- Born: 13 September 1932 Wuhan, Hubei, China
- Died: 15 July 2022 (aged 89) Beijing, China
- Education: China Agricultural University
- Scientific career
- Fields: Landscape design
- Workplaces: Beijing Forestry University

Chinese name
- Simplified Chinese: 孟兆祯
- Traditional Chinese: 孟兆禎

Standard Mandarin
- Hanyu Pinyin: Mèng Zhàozhēn

= Meng Zhaozhen =

Chinese landscape architect (1932–2022)

Meng Zhaozhen (孟兆祯; 13 September 1932 – 15 July 2022) was a Chinese landscape architect who was a professor at Beijing Forestry University, and an academician of the Chinese Academy of Engineering.

==Biography==
Meng was born in Wuhan, Hubei, on 13 September 1932. After graduating from Nankai High School in 1952, he was admitted to Beijing Agricultural University (now China Agricultural University), where he majored in landscape architecture. He joined the Chinese Communist Party (CCP) in February 1956. After graduation, he stayed and taught at the university.
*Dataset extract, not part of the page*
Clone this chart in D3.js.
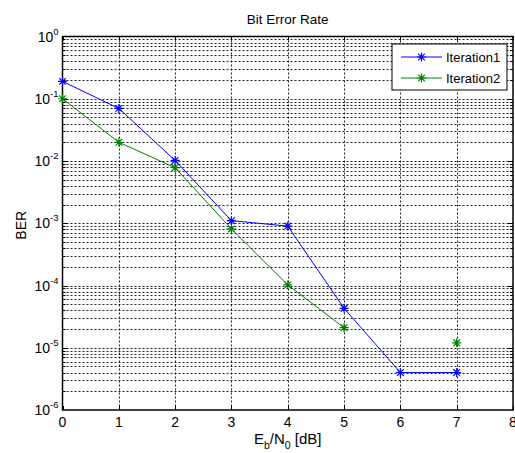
<!DOCTYPE html>
<html><head><meta charset="utf-8">
<script src="https://cdn.jsdelivr.net/npm/d3@7"></script>
<style>body{margin:0;background:#fff}svg{display:block}text{font-family:"Liberation Sans",Arial,sans-serif;}</style>
</head><body><div id="c"></div>
<script>
const snr = [0,1,2,3,4,5,6,7];
const iter1 = [0.19,0.07,0.0102,1.1e-3,9e-4,4.3e-5,4e-6,4e-6];
const iter2 = [0.1,0.02,7.8e-3,8.1e-4,1.02e-4,2.1e-5,null,1.2e-5];
const xTicks = [0,1,2,3,4,5,6,7,8];
const yExps = [0,-1,-2,-3,-4,-5,-6];
const seriesNames = ["Iteration1","Iteration2"];
const seriesColors = ["#0000ff","#008000"];

const W=515,H=453;
const L=62.5,R=513,T=36.5,B=410;
const svg=d3.select("#c").append("svg").attr("width",W).attr("height",H);
const x=d3.scaleLinear().domain([0,8]).range([L,R]);
const y=d3.scaleLog().domain([1e-6,1]).range([B,T]);

const g=svg.append("g");
const yGrid=[];
for(let e=-6;e<0;e++){for(let m=1;m<10;m++){yGrid.push(m*Math.pow(10,e));}}
const yInner=yGrid.filter(v=>v<1&&v>1e-6);
g.selectAll(".yg").data(yInner).join("line")
 .attr("x1",L).attr("x2",R).attr("y1",d=>Math.round(y(d))+0.5).attr("y2",d=>Math.round(y(d))+0.5)
 .attr("stroke","#000").attr("stroke-width",1).attr("stroke-dasharray","2,2").attr("opacity",0.85);
g.selectAll(".xg").data(xTicks.filter(v=>v>0&&v<8)).join("line")
 .attr("x1",d=>Math.round(x(d))+0.5).attr("x2",d=>Math.round(x(d))+0.5).attr("y1",T).attr("y2",B)
 .attr("stroke","#000").attr("stroke-width",1).attr("stroke-dasharray","2,2").attr("opacity",0.85);

const tl=4;
yInner.forEach(v=>{
  const isMajor=Math.abs(Math.log10(v)-Math.round(Math.log10(v)))<1e-9;
  const len=isMajor?5:3;
  const yy=Math.round(y(v))+0.5;
  g.append("line").attr("x1",L).attr("x2",L+len).attr("y1",yy).attr("y2",yy).attr("stroke","#000");
  g.append("line").attr("x1",R-len).attr("x2",R).attr("y1",yy).attr("y2",yy).attr("stroke","#000");
});
xTicks.forEach(v=>{
  const xx=Math.round(x(v))+0.5;
  g.append("line").attr("x1",xx).attr("x2",xx).attr("y1",B).attr("y2",B-tl).attr("stroke","#000");
  g.append("line").attr("x1",xx).attr("x2",xx).attr("y1",T).attr("y2",T+tl).attr("stroke","#000");
});

g.append("rect").attr("x",L).attr("y",T).attr("width",R-L).attr("height",B-T)
 .attr("fill","none").attr("stroke","#000").attr("stroke-width",1.5);

g.selectAll(".xt").data(xTicks).join("text")
 .attr("x",d=>x(d)).attr("y",B+17).attr("text-anchor","middle").attr("font-size",14).text(d=>d);
yExps.forEach(e=>{
  const t=g.append("text").attr("x",L-4).attr("y",y(Math.pow(10,e))+5).attr("text-anchor","end").attr("font-size",14);
  t.append("tspan").text("10");
  t.append("tspan").attr("font-size",9.5).attr("dy",-7).text(e);
});

svg.append("text").attr("x",(L+R)/2).attr("y",24).attr("text-anchor","middle").attr("font-size",13.5).text("Bit Error Rate");
const xl=svg.append("text").attr("x",(L+R)/2).attr("y",444).attr("text-anchor","middle").attr("font-size",15);
xl.append("tspan").text("E");
xl.append("tspan").attr("font-size",10.5).attr("dy",5).text("b");
xl.append("tspan").attr("dy",-5).text("/N");
xl.append("tspan").attr("font-size",10.5).attr("dy",5).text("0");
xl.append("tspan").attr("dy",-5).text(" [dB]");
svg.append("text").attr("transform",`translate(26,${(T+B)/2+2}) rotate(-90)`).attr("text-anchor","middle").attr("font-size",14).text("BER");

function star(sel,cx,cy,color){
  const r=4.5,d=3.3;
  const p=`M${cx-r},${cy}L${cx+r},${cy}M${cx},${cy-r}L${cx},${cy+r}M${cx-d},${cy-d}L${cx+d},${cy+d}M${cx-d},${cy+d}L${cx+d},${cy-d}`;
  sel.append("path").attr("d",p).attr("stroke",color).attr("stroke-width",1.2).attr("fill","none");
}

[iter1,iter2].forEach((vals,i)=>{
  const pts=snr.map((s,k)=>({x:s,y:vals[k]}));
  const line=d3.line().defined(d=>d.y!=null).x(d=>x(d.x)).y(d=>y(d.y));
  g.append("path").datum(pts).attr("d",line).attr("fill","none").attr("stroke",seriesColors[i]).attr("stroke-width",1);
  pts.filter(d=>d.y!=null).forEach(d=>star(g,x(d.x),y(d.y),seriesColors[i]));
});

const lg=svg.append("g");
lg.append("rect").attr("x",392).attr("y",44).attr("width",115).attr("height",46).attr("fill","#fff").attr("stroke","#000").attr("stroke-width",1);
seriesNames.forEach((n,i)=>{
  const yy=57+i*21;
  lg.append("line").attr("x1",401).attr("x2",442).attr("y1",yy).attr("y2",yy).attr("stroke",seriesColors[i]);
  star(lg,421.5,yy,seriesColors[i]);
  lg.append("text").attr("x",446).attr("y",yy+5).attr("font-size",13).text(n);
});
</script></body></html>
After university department adjustment, he moved to Beijing Forestry University, where he successively served as an assistant, lecturer, associate professor, and professor.

On 15 July 2022, he died from an illness in Beijing, at the age of 89.

==Contributions==
His works include Fairy Lake Botanical Garden, Sugen Garden of Beijing Botanical Garden and the rockery of Olympic Forest Park.